> _What is expected_:
Omitting the pictures, copy exactly each line from the one containing "Generate a web" up to and including the one containing "years.forEach(y => quarters.forEach(q".

> _Records provided_:
* Begin *
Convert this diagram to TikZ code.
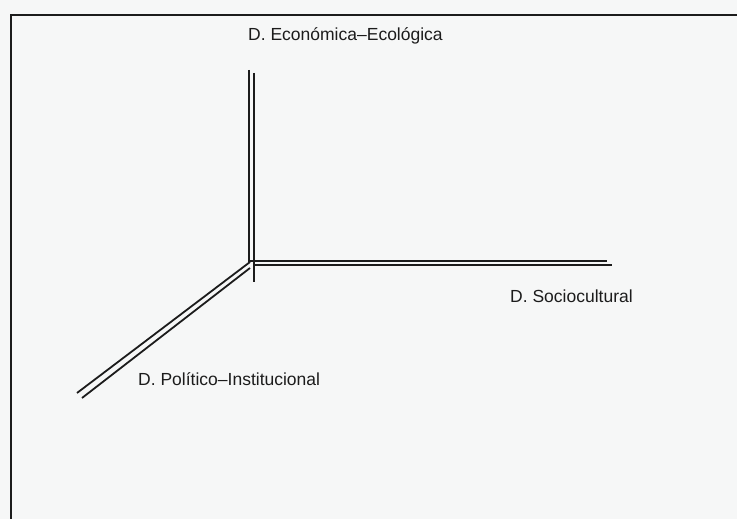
\documentclass[tikz,border=0pt]{standalone}
\usepackage{fontspec}
\setmainfont{Liberation Sans}
\usetikzlibrary{positioning}
\definecolor{paper}{HTML}{F6F7F7}
\definecolor{ink}{HTML}{1C1C1C}

\tikzset{
  axisline/.style={ink, line width=1.8pt},
  dimlabel/.style={anchor=west, inner sep=0pt, text=ink, font=\fontsize{17.5}{19}\selectfont}
}

\begin{document}
\begin{tikzpicture}[x=1pt,y=-1pt]
\fill[paper] (0,0) rectangle (737,519);
\useasboundingbox (0,0) rectangle (737,519);
% frame (only top and left edges visible)
\draw[ink, line width=1.8pt] (737,15) -- (11,15) -- (11,519);

% axes end points
\coordinate (eco1) at (249,70);
\coordinate (eco2) at (254,73);
\coordinate (soc1) at (607,261);
\coordinate (soc2) at (612,265);
\coordinate (pol1) at (77,393);
\coordinate (pol2) at (82,398);

% vertical axis
\draw[axisline] (eco1) -- (249,263);
\draw[axisline] (eco2) -- (254,282);
% horizontal axis
\draw[axisline] (250,261) -- (soc1);
\draw[axisline] (255,265) -- (soc2);
% diagonal axis
\draw[axisline] (250,262) -- (pol1);
\draw[axisline] (250,268) -- (pol2);

\node[dimlabel] (ecolab) at (248,36) {D. Económica–Ecológica};
\node[dimlabel] (soclab) at (510,296) {D. Sociocultural};
\node[dimlabel] (pollab) at (138,379) {D. Político–Institucional};
\end{tikzpicture}
\end{document}
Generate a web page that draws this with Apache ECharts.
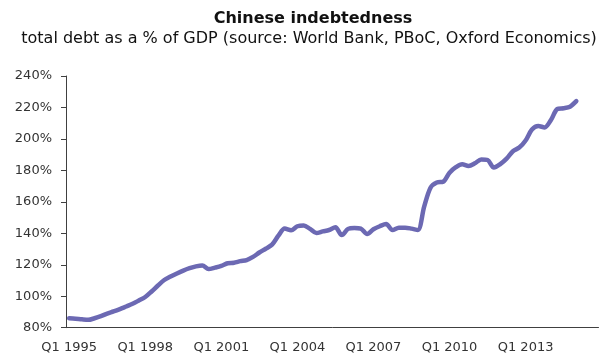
<!DOCTYPE html>
<html>
<head>
<meta charset="utf-8">
<script src="https://cdn.jsdelivr.net/npm/echarts@6/dist/echarts.min.js"></script>
<style>
  html, body { margin: 0; padding: 0; background: #ffffff; }
  #chart { width: 600px; height: 354px; }
</style>
</head>
<body>
<div id="chart"></div>
<script>
// Quarterly categories, Q1 1995 – Q4 2015
const years = [];
for (let y = 1995; y <= 2015; y++) years.push(y);
const quarters = ['Q1', 'Q2', 'Q3', 'Q4'];
const categories = [];
years.forEach(y => quarters.forEach(q => categories.push(q + ' ' + y)));

// Total debt as % of GDP, one value per quarter from Q1 1995
const debtToGdp = [
  86.0, 85.7, 85.3, 85.0, 86.0, 87.3, 89.0, 90.3, 91.8, 93.5,
  95.2, 97.3, 99.5, 103.0, 106.8, 110.3, 112.5, 114.5, 116.3, 117.8,
  119.0, 119.6, 117.3, 118.2, 119.3, 121.0, 121.3, 122.3, 123.0, 125.0,
  127.8, 130.2, 132.8, 138.5, 143.0, 141.9, 144.5, 145.0, 142.8, 140.2,
  141.2, 142.1, 143.8, 138.9, 142.8, 143.4, 143.0, 139.6, 142.6, 144.5,
  145.9, 142.1, 143.6, 143.6, 143.0, 142.1, 157.0, 169.0, 172.3, 172.8,
  178.5, 182.0, 183.9, 182.8, 184.5, 187.0, 186.6, 181.8, 184.0, 187.5,
  192.2, 194.5, 199.0, 206.0, 208.2, 207.3, 212.0, 219.0, 219.5, 220.5,
  224.0
];

const yMin = 80, yMax = 240, yStep = 20;

const axisColor = '#404040';
const labelColor = '#333333';
const font = 'DejaVu Sans';

const chart = echarts.init(document.getElementById('chart'), null, { renderer: 'canvas' });
chart.setOption({
  animation: false,
  backgroundColor: '#ffffff',
  title: [
    {
      text: 'Chinese indebtedness',
      left: 308, top: 6, textAlign: 'center',
      textStyle: { fontFamily: font, fontSize: 16, fontWeight: 'bold', color: '#111111' }
    },
    {
      text: 'total debt as a % of GDP (source: World Bank, PBoC, Oxford Economics)',
      left: 304, top: 26, textAlign: 'center',
      textStyle: { fontFamily: font, fontSize: 16, fontWeight: 'normal', color: '#111111' }
    }
  ],
  grid: { left: 66, right: 1.5, top: 76, bottom: 26.3 },
  xAxis: {
    type: 'category',
    data: categories,
    boundaryGap: true,
    axisLine: { lineStyle: { color: axisColor, width: 1 } },
    axisTick: { interval: 11, length: 5, lineStyle: { color: axisColor } },
    axisLabel: { interval: 11, color: labelColor, fontFamily: font, fontSize: 13, margin: 13 },
    splitLine: { show: false }
  },
  yAxis: {
    type: 'value',
    min: yMin, max: yMax, interval: yStep,
    axisLine: { show: true, lineStyle: { color: axisColor, width: 1 } },
    axisTick: { show: true, length: 5, lineStyle: { color: axisColor } },
    axisLabel: { formatter: '{value}%', color: labelColor, fontFamily: font, fontSize: 13, margin: 14 },
    splitLine: { show: false }
  },
  series: [{
    type: 'line',
    data: debtToGdp,
    smooth: 0.3,
    showSymbol: false,
    lineStyle: { color: '#6C69B3', width: 4.5, cap: 'round', join: 'round' }
  }]
});
</script>
</body>
</html>
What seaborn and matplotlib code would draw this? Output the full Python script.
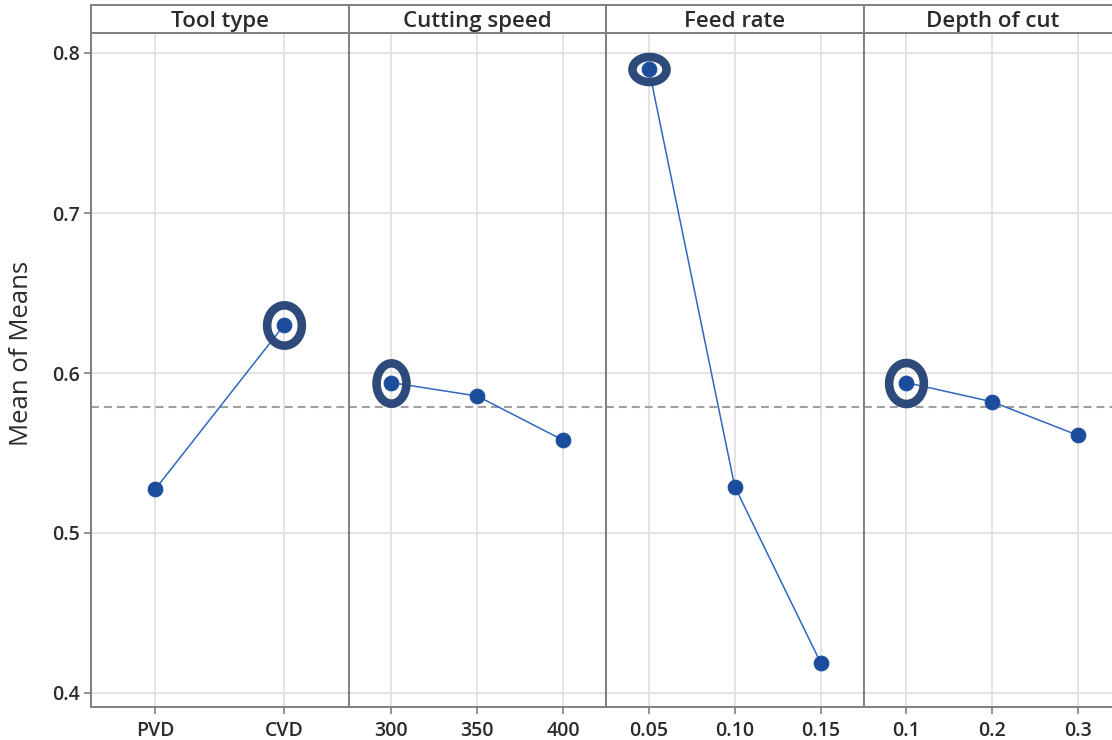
import numpy as np
import pandas as pd
import matplotlib
matplotlib.use("Agg")
import matplotlib.pyplot as plt
from matplotlib.path import Path
import seaborn as sns

# Factor names and their levels
factors = ["Tool type", "Cutting speed", "Feed rate", "Depth of cut"]
tool_levels = ["PVD", "CVD"]
speed_levels = ["300", "350", "400"]
feed_levels = ["0.05", "0.10", "0.15"]
depth_levels = ["0.1", "0.2", "0.3"]

# Mean of means at each level
tool_means = [0.5275, 0.6300]
speed_means = [0.5940, 0.5856, 0.5580]
feed_means = [0.7900, 0.5290, 0.4190]
depth_means = [0.5940, 0.5820, 0.5610]

y_ticks = [0.4, 0.5, 0.6, 0.7, 0.8]

levels = [tool_levels, speed_levels, feed_levels, depth_levels]
means = [tool_means, speed_means, feed_means, depth_means]

grand_mean = np.mean(tool_means)

sns.set_theme(style="white")
plt.rcParams["font.family"] = ["Open Sans", "DejaVu Sans"]

W, H = 1112, 740
fig = plt.figure(figsize=(W / 100, H / 100), dpi=100)

frame_col = "#7f7f7f"
grid_col = "#e3e3e3"
text_col = "#2b2b2b"
pt_col = "#1c4d9c"
line_col = "#2f68bd"
ring_col = "#2d4a7a"

left_px, panel_w = 91, 257.5
top_px, bottom_px, strip_top_px = 33, 707, 5
ylo, yhi = 0.39125, 0.8125

# ring (width, height) in points for the highest level of each factor
ring_shapes = [(25, 29), (21.5, 29), (24.5, 18), (25, 29.5)]


def ellipse_marker(w, h):
    t = np.linspace(0, 2 * np.pi, 73)
    verts = np.column_stack([w / 2 * np.cos(t), h / 2 * np.sin(t)])
    return Path(verts, closed=True)


for i, (name, lv, mv) in enumerate(zip(factors, levels, means)):
    x0 = (left_px + i * panel_w) / W
    ax = fig.add_axes([x0, 1 - bottom_px / H, panel_w / W, (bottom_px - top_px) / H])
    df = pd.DataFrame({"level": pd.Categorical(lv, categories=lv), "mean": mv})

    ax.axhline(grand_mean, color="#a0a0a0", lw=1.5, ls=(0, (3.8, 2.4)), zorder=1)
    sns.pointplot(data=df, x="level", y="mean", ax=ax, color=pt_col,
                  markers="o", markersize=10.5, linewidth=1.1, errorbar=None, zorder=3)
    ln = ax.lines[-1]
    ln.set_color(line_col)
    ln.set_markerfacecolor(pt_col)
    ln.set_markeredgecolor(pt_col)

    # highlight ring around the best level
    k = int(np.argmax(mv))
    rw, rh = ring_shapes[i]
    m = max(rw, rh)
    ax.plot([k], [mv[k]], ls="none", marker=ellipse_marker(rw, rh), markersize=m,
            markerfacecolor="none", markeredgecolor=ring_col, markeredgewidth=6.2,
            zorder=4)

    ax.set_xlim(-0.5, len(lv) - 0.5)
    ax.set_ylim(ylo, yhi)
    ax.set_yticks(y_ticks)
    ax.set_xticks(range(len(lv)))
    ax.set_xticklabels(lv)
    ax.grid(True, color=grid_col, lw=1.4)
    ax.set_axisbelow(True)
    ax.set_xlabel("")
    ax.set_ylabel("")
    for s in ax.spines.values():
        s.set_color(frame_col)
        s.set_linewidth(1.4)
    ax.tick_params(axis="x", bottom=True, length=5, width=1.2, color=frame_col,
                   labelsize=14, labelcolor=text_col, pad=5)
    for lab in ax.get_xticklabels():
        lab.set_fontweight("semibold")
    if i == 0:
        ax.tick_params(axis="y", left=True, length=5, width=1.2, color=frame_col,
                       labelsize=14, labelcolor=text_col, pad=3)
        ax.set_yticklabels([f"{v:.1f}" for v in y_ticks])
        for lab in ax.get_yticklabels():
            lab.set_fontweight("semibold")
        ax.set_ylabel("Mean of Means", fontsize=18.5, color=text_col)
        ax.yaxis.set_label_coords(-0.222, 0.525)
    else:
        ax.tick_params(axis="y", left=False, labelleft=False)

    # header strip
    sax = fig.add_axes([x0, 1 - top_px / H, panel_w / W, (top_px - strip_top_px) / H])
    sax.set_xticks([])
    sax.set_yticks([])
    sax.set_facecolor("white")
    for s in sax.spines.values():
        s.set_color(frame_col)
        s.set_linewidth(1.4)
    sax.text(0.5, 0.42, name, ha="center", va="center", fontsize=16,
             fontweight="semibold", color=text_col, transform=sax.transAxes)

fig.savefig("out.png", dpi=100)
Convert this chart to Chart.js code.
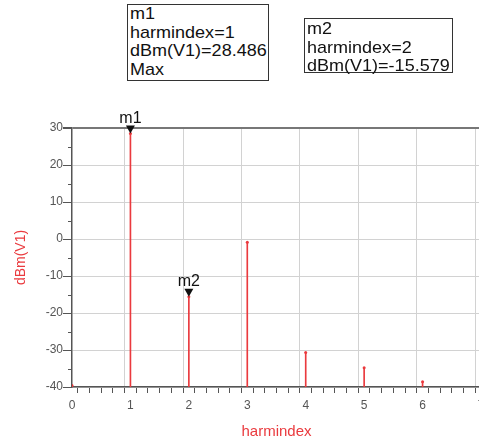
* End *
> _Full output_:
Generate a web page that draws this with Apache ECharts.
<!DOCTYPE html>
<html>
<head>
<meta charset="utf-8">
<script src="https://cdn.jsdelivr.net/npm/echarts@6/dist/echarts.min.js"></script>
<style>
  html, body { margin: 0; padding: 0; background: #ffffff; }
  #chart { width: 600px; height: 354px; }
</style>
</head>
<body>
<div id="chart"></div>
<script>
// Quarterly categories, Q1 1995 – Q4 2015
const years = [];
for (let y = 1995; y <= 2015; y++) years.push(y);
const quarters = ['Q1', 'Q2', 'Q3', 'Q4'];
const categories = [];
years.forEach(y => quarters.forEach(q => categories.push(q + ' ' + y)));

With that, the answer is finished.